__DIRECTION__. Transcribe the material word for word, but without the images.

start COLLECTED MATERIAL

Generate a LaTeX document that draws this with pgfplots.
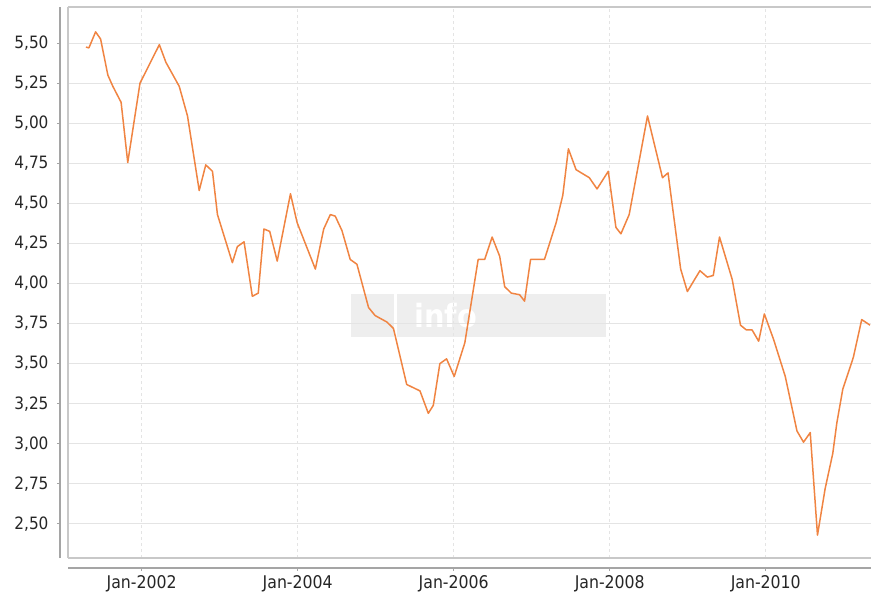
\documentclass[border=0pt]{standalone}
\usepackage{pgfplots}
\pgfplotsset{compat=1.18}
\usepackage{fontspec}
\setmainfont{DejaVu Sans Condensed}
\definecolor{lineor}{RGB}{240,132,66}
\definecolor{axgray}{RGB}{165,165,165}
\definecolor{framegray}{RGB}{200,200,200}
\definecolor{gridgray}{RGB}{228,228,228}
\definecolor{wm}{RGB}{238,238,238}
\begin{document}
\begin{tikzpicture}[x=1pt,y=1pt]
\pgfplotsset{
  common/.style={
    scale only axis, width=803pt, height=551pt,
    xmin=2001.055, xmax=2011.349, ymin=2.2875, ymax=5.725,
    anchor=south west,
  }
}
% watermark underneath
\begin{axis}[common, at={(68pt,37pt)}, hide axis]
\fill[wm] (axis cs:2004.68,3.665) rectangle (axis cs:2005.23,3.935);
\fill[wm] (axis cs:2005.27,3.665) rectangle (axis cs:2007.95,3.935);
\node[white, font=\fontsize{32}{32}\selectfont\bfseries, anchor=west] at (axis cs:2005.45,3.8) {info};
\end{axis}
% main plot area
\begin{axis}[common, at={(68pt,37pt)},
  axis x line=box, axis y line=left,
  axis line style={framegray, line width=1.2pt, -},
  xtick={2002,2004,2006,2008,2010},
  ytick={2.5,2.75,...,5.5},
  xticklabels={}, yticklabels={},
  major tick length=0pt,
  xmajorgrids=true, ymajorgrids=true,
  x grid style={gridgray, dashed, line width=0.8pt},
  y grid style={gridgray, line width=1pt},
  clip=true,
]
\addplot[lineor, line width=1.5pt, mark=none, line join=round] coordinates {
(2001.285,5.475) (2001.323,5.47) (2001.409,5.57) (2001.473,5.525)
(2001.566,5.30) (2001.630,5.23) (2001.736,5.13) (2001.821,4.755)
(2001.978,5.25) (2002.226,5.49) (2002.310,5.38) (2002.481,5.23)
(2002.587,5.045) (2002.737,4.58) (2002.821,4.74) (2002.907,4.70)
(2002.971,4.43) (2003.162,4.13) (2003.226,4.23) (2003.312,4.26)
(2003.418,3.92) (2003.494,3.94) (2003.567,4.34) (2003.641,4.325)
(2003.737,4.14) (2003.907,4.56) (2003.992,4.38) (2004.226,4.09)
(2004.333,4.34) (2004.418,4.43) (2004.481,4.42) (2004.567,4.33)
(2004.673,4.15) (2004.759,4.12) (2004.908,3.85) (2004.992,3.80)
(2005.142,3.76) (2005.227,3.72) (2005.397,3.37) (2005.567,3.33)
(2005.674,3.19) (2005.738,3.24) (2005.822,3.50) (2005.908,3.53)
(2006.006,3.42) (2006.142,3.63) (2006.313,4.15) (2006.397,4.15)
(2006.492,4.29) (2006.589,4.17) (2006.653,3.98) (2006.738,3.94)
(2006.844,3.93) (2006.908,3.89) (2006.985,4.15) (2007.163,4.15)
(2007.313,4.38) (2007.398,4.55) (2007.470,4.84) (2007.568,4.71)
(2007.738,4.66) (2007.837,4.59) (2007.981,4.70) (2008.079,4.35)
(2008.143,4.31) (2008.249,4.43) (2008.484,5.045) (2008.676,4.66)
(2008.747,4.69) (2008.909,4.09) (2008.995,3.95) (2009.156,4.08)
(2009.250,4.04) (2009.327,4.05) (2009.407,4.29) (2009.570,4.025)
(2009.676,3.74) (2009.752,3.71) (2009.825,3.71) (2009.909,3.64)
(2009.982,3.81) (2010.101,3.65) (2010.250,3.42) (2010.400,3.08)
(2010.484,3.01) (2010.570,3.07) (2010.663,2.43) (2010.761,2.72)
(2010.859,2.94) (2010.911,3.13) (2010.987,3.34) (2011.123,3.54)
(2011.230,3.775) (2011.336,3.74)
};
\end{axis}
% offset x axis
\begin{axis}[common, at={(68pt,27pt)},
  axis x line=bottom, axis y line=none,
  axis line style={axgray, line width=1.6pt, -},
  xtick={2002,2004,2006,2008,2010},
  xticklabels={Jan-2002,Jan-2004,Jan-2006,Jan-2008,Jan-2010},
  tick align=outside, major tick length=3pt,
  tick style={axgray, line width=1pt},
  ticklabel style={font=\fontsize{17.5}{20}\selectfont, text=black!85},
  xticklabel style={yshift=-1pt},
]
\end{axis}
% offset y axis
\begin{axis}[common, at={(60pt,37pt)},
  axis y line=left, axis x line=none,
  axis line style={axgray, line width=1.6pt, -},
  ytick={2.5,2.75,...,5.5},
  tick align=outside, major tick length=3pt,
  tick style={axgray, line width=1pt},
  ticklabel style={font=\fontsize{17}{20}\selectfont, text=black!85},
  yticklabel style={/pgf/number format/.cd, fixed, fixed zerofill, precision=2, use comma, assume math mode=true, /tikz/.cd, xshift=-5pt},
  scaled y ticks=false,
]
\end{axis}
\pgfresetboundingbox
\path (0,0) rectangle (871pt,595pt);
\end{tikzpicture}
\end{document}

end COLLECTED MATERIAL

__ANSWER IN FULL__.
Generate a LaTeX document that draws this with pgfplots.
\documentclass[border=0pt]{standalone}
\usepackage{pgfplots}
\pgfplotsset{compat=1.18}
\usepackage{fontspec}
\setmainfont{DejaVu Sans Condensed}
\definecolor{lineor}{RGB}{240,132,66}
\definecolor{axgray}{RGB}{165,165,165}
\definecolor{framegray}{RGB}{200,200,200}
\definecolor{gridgray}{RGB}{228,228,228}
\definecolor{wm}{RGB}{238,238,238}
\begin{document}
\begin{tikzpicture}[x=1pt,y=1pt]
\pgfplotsset{
  common/.style={
    scale only axis, width=803pt, height=551pt,
    xmin=2001.055, xmax=2011.349, ymin=2.2875, ymax=5.725,
    anchor=south west,
  }
}
% watermark underneath
\begin{axis}[common, at={(68pt,37pt)}, hide axis]
\fill[wm] (axis cs:2004.68,3.665) rectangle (axis cs:2005.23,3.935);
\fill[wm] (axis cs:2005.27,3.665) rectangle (axis cs:2007.95,3.935);
\node[white, font=\fontsize{32}{32}\selectfont\bfseries, anchor=west] at (axis cs:2005.45,3.8) {info};
\end{axis}
% main plot area
\begin{axis}[common, at={(68pt,37pt)},
  axis x line=box, axis y line=left,
  axis line style={framegray, line width=1.2pt, -},
  xtick={2002,2004,2006,2008,2010},
  ytick={2.5,2.75,...,5.5},
  xticklabels={}, yticklabels={},
  major tick length=0pt,
  xmajorgrids=true, ymajorgrids=true,
  x grid style={gridgray, dashed, line width=0.8pt},
  y grid style={gridgray, line width=1pt},
  clip=true,
]
\addplot[lineor, line width=1.5pt, mark=none, line join=round] coordinates {
(2001.285,5.475) (2001.323,5.47) (2001.409,5.57) (2001.473,5.525)
(2001.566,5.30) (2001.630,5.23) (2001.736,5.13) (2001.821,4.755)
(2001.978,5.25) (2002.226,5.49) (2002.310,5.38) (2002.481,5.23)
(2002.587,5.045) (2002.737,4.58) (2002.821,4.74) (2002.907,4.70)
(2002.971,4.43) (2003.162,4.13) (2003.226,4.23) (2003.312,4.26)
(2003.418,3.92) (2003.494,3.94) (2003.567,4.34) (2003.641,4.325)
(2003.737,4.14) (2003.907,4.56) (2003.992,4.38) (2004.226,4.09)
(2004.333,4.34) (2004.418,4.43) (2004.481,4.42) (2004.567,4.33)
(2004.673,4.15) (2004.759,4.12) (2004.908,3.85) (2004.992,3.80)
(2005.142,3.76) (2005.227,3.72) (2005.397,3.37) (2005.567,3.33)
(2005.674,3.19) (2005.738,3.24) (2005.822,3.50) (2005.908,3.53)
(2006.006,3.42) (2006.142,3.63) (2006.313,4.15) (2006.397,4.15)
(2006.492,4.29) (2006.589,4.17) (2006.653,3.98) (2006.738,3.94)
(2006.844,3.93) (2006.908,3.89) (2006.985,4.15) (2007.163,4.15)
(2007.313,4.38) (2007.398,4.55) (2007.470,4.84) (2007.568,4.71)
(2007.738,4.66) (2007.837,4.59) (2007.981,4.70) (2008.079,4.35)
(2008.143,4.31) (2008.249,4.43) (2008.484,5.045) (2008.676,4.66)
(2008.747,4.69) (2008.909,4.09) (2008.995,3.95) (2009.156,4.08)
(2009.250,4.04) (2009.327,4.05) (2009.407,4.29) (2009.570,4.025)
(2009.676,3.74) (2009.752,3.71) (2009.825,3.71) (2009.909,3.64)
(2009.982,3.81) (2010.101,3.65) (2010.250,3.42) (2010.400,3.08)
(2010.484,3.01) (2010.570,3.07) (2010.663,2.43) (2010.761,2.72)
(2010.859,2.94) (2010.911,3.13) (2010.987,3.34) (2011.123,3.54)
(2011.230,3.775) (2011.336,3.74)
};
\end{axis}
% offset x axis
\begin{axis}[common, at={(68pt,27pt)},
  axis x line=bottom, axis y line=none,
  axis line style={axgray, line width=1.6pt, -},
  xtick={2002,2004,2006,2008,2010},
  xticklabels={Jan-2002,Jan-2004,Jan-2006,Jan-2008,Jan-2010},
  tick align=outside, major tick length=3pt,
  tick style={axgray, line width=1pt},
  ticklabel style={font=\fontsize{17.5}{20}\selectfont, text=black!85},
  xticklabel style={yshift=-1pt},
]
\end{axis}
% offset y axis
\begin{axis}[common, at={(60pt,37pt)},
  axis y line=left, axis x line=none,
  axis line style={axgray, line width=1.6pt, -},
  ytick={2.5,2.75,...,5.5},
  tick align=outside, major tick length=3pt,
  tick style={axgray, line width=1pt},
  ticklabel style={font=\fontsize{17}{20}\selectfont, text=black!85},
  yticklabel style={/pgf/number format/.cd, fixed, fixed zerofill, precision=2, use comma, assume math mode=true, /tikz/.cd, xshift=-5pt},
  scaled y ticks=false,
]
\end{axis}
\pgfresetboundingbox
\path (0,0) rectangle (871pt,595pt);
\end{tikzpicture}
\end{document}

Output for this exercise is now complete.